- **DATA BLOCK**

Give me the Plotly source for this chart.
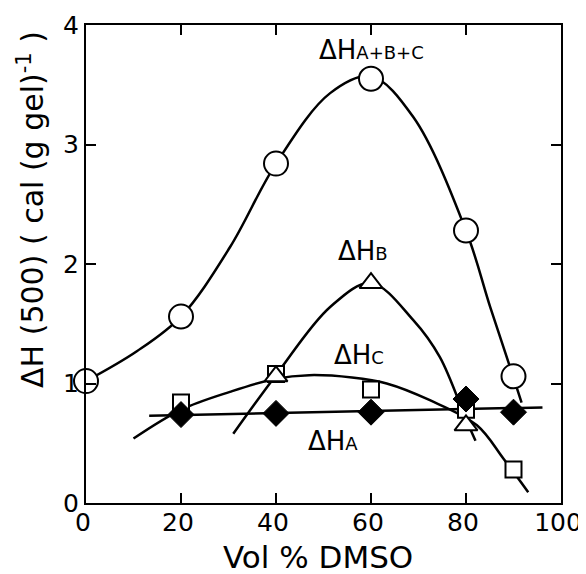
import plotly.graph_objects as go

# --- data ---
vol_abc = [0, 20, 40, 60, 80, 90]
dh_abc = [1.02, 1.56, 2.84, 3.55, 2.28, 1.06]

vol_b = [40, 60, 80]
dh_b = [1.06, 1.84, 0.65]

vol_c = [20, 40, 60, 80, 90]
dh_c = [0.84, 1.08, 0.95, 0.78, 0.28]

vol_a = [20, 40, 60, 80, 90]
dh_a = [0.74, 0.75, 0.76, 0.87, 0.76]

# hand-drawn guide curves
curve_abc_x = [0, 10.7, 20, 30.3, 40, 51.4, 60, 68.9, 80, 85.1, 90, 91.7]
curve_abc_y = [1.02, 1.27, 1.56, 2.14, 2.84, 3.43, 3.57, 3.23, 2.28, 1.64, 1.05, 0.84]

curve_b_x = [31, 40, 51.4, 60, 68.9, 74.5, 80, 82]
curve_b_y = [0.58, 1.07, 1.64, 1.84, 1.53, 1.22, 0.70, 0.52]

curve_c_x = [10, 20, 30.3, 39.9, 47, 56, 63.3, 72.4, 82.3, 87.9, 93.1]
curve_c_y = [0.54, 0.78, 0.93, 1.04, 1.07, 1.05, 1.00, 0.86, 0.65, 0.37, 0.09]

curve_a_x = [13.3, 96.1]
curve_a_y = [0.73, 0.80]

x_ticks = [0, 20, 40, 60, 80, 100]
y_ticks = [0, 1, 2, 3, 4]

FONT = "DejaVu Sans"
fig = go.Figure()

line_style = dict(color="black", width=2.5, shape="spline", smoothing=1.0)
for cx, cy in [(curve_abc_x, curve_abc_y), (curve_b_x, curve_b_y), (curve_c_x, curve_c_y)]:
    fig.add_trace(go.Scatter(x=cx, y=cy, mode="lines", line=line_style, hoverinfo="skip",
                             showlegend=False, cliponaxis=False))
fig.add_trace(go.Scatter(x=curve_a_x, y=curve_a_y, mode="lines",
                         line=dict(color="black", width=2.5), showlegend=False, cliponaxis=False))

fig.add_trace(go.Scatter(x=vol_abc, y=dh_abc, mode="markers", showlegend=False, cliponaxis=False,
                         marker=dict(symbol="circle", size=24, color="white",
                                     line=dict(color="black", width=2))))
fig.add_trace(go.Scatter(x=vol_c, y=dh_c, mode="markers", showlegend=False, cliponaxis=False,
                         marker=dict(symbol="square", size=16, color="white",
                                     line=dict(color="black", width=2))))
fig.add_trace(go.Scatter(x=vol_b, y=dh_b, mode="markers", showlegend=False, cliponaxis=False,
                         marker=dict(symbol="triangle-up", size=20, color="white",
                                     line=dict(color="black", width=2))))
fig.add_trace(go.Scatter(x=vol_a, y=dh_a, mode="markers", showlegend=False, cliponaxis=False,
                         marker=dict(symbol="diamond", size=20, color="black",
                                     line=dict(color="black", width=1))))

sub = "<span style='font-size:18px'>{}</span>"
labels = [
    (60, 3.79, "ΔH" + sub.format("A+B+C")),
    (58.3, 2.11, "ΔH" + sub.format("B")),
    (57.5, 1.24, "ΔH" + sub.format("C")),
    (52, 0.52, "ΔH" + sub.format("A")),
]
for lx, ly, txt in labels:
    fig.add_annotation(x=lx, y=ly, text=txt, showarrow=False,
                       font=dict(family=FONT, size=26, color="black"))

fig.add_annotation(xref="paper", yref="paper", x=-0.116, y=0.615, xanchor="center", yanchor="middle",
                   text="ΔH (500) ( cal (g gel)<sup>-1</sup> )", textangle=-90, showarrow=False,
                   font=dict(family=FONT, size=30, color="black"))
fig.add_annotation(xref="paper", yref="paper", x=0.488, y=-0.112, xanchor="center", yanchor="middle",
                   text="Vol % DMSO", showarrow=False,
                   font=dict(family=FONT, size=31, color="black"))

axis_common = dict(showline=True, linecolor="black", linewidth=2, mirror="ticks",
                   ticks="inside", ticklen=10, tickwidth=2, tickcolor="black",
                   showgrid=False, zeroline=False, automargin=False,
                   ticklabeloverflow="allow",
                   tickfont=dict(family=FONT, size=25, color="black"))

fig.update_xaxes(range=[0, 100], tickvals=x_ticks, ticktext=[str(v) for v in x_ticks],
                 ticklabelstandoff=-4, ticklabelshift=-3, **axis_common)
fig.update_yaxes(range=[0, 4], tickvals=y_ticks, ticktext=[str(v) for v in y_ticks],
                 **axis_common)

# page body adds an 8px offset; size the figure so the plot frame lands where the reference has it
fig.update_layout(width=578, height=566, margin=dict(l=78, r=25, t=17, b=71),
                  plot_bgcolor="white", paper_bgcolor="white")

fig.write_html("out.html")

- **PROBLEM REQUIREMENTS**
The listing above must be printed again exactly, minus its pictures.

- **WRITTEN SOLUTION**
Give me the Plotly source for this chart.
import plotly.graph_objects as go

# --- data ---
vol_abc = [0, 20, 40, 60, 80, 90]
dh_abc = [1.02, 1.56, 2.84, 3.55, 2.28, 1.06]

vol_b = [40, 60, 80]
dh_b = [1.06, 1.84, 0.65]

vol_c = [20, 40, 60, 80, 90]
dh_c = [0.84, 1.08, 0.95, 0.78, 0.28]

vol_a = [20, 40, 60, 80, 90]
dh_a = [0.74, 0.75, 0.76, 0.87, 0.76]

# hand-drawn guide curves
curve_abc_x = [0, 10.7, 20, 30.3, 40, 51.4, 60, 68.9, 80, 85.1, 90, 91.7]
curve_abc_y = [1.02, 1.27, 1.56, 2.14, 2.84, 3.43, 3.57, 3.23, 2.28, 1.64, 1.05, 0.84]

curve_b_x = [31, 40, 51.4, 60, 68.9, 74.5, 80, 82]
curve_b_y = [0.58, 1.07, 1.64, 1.84, 1.53, 1.22, 0.70, 0.52]

curve_c_x = [10, 20, 30.3, 39.9, 47, 56, 63.3, 72.4, 82.3, 87.9, 93.1]
curve_c_y = [0.54, 0.78, 0.93, 1.04, 1.07, 1.05, 1.00, 0.86, 0.65, 0.37, 0.09]

curve_a_x = [13.3, 96.1]
curve_a_y = [0.73, 0.80]

x_ticks = [0, 20, 40, 60, 80, 100]
y_ticks = [0, 1, 2, 3, 4]

FONT = "DejaVu Sans"
fig = go.Figure()

line_style = dict(color="black", width=2.5, shape="spline", smoothing=1.0)
for cx, cy in [(curve_abc_x, curve_abc_y), (curve_b_x, curve_b_y), (curve_c_x, curve_c_y)]:
    fig.add_trace(go.Scatter(x=cx, y=cy, mode="lines", line=line_style, hoverinfo="skip",
                             showlegend=False, cliponaxis=False))
fig.add_trace(go.Scatter(x=curve_a_x, y=curve_a_y, mode="lines",
                         line=dict(color="black", width=2.5), showlegend=False, cliponaxis=False))

fig.add_trace(go.Scatter(x=vol_abc, y=dh_abc, mode="markers", showlegend=False, cliponaxis=False,
                         marker=dict(symbol="circle", size=24, color="white",
                                     line=dict(color="black", width=2))))
fig.add_trace(go.Scatter(x=vol_c, y=dh_c, mode="markers", showlegend=False, cliponaxis=False,
                         marker=dict(symbol="square", size=16, color="white",
                                     line=dict(color="black", width=2))))
fig.add_trace(go.Scatter(x=vol_b, y=dh_b, mode="markers", showlegend=False, cliponaxis=False,
                         marker=dict(symbol="triangle-up", size=20, color="white",
                                     line=dict(color="black", width=2))))
fig.add_trace(go.Scatter(x=vol_a, y=dh_a, mode="markers", showlegend=False, cliponaxis=False,
                         marker=dict(symbol="diamond", size=20, color="black",
                                     line=dict(color="black", width=1))))

sub = "<span style='font-size:18px'>{}</span>"
labels = [
    (60, 3.79, "ΔH" + sub.format("A+B+C")),
    (58.3, 2.11, "ΔH" + sub.format("B")),
    (57.5, 1.24, "ΔH" + sub.format("C")),
    (52, 0.52, "ΔH" + sub.format("A")),
]
for lx, ly, txt in labels:
    fig.add_annotation(x=lx, y=ly, text=txt, showarrow=False,
                       font=dict(family=FONT, size=26, color="black"))

fig.add_annotation(xref="paper", yref="paper", x=-0.116, y=0.615, xanchor="center", yanchor="middle",
                   text="ΔH (500) ( cal (g gel)<sup>-1</sup> )", textangle=-90, showarrow=False,
                   font=dict(family=FONT, size=30, color="black"))
fig.add_annotation(xref="paper", yref="paper", x=0.488, y=-0.112, xanchor="center", yanchor="middle",
                   text="Vol % DMSO", showarrow=False,
                   font=dict(family=FONT, size=31, color="black"))

axis_common = dict(showline=True, linecolor="black", linewidth=2, mirror="ticks",
                   ticks="inside", ticklen=10, tickwidth=2, tickcolor="black",
                   showgrid=False, zeroline=False, automargin=False,
                   ticklabeloverflow="allow",
                   tickfont=dict(family=FONT, size=25, color="black"))

fig.update_xaxes(range=[0, 100], tickvals=x_ticks, ticktext=[str(v) for v in x_ticks],
                 ticklabelstandoff=-4, ticklabelshift=-3, **axis_common)
fig.update_yaxes(range=[0, 4], tickvals=y_ticks, ticktext=[str(v) for v in y_ticks],
                 **axis_common)

# page body adds an 8px offset; size the figure so the plot frame lands where the reference has it
fig.update_layout(width=578, height=566, margin=dict(l=78, r=25, t=17, b=71),
                  plot_bgcolor="white", paper_bgcolor="white")

fig.write_html("out.html")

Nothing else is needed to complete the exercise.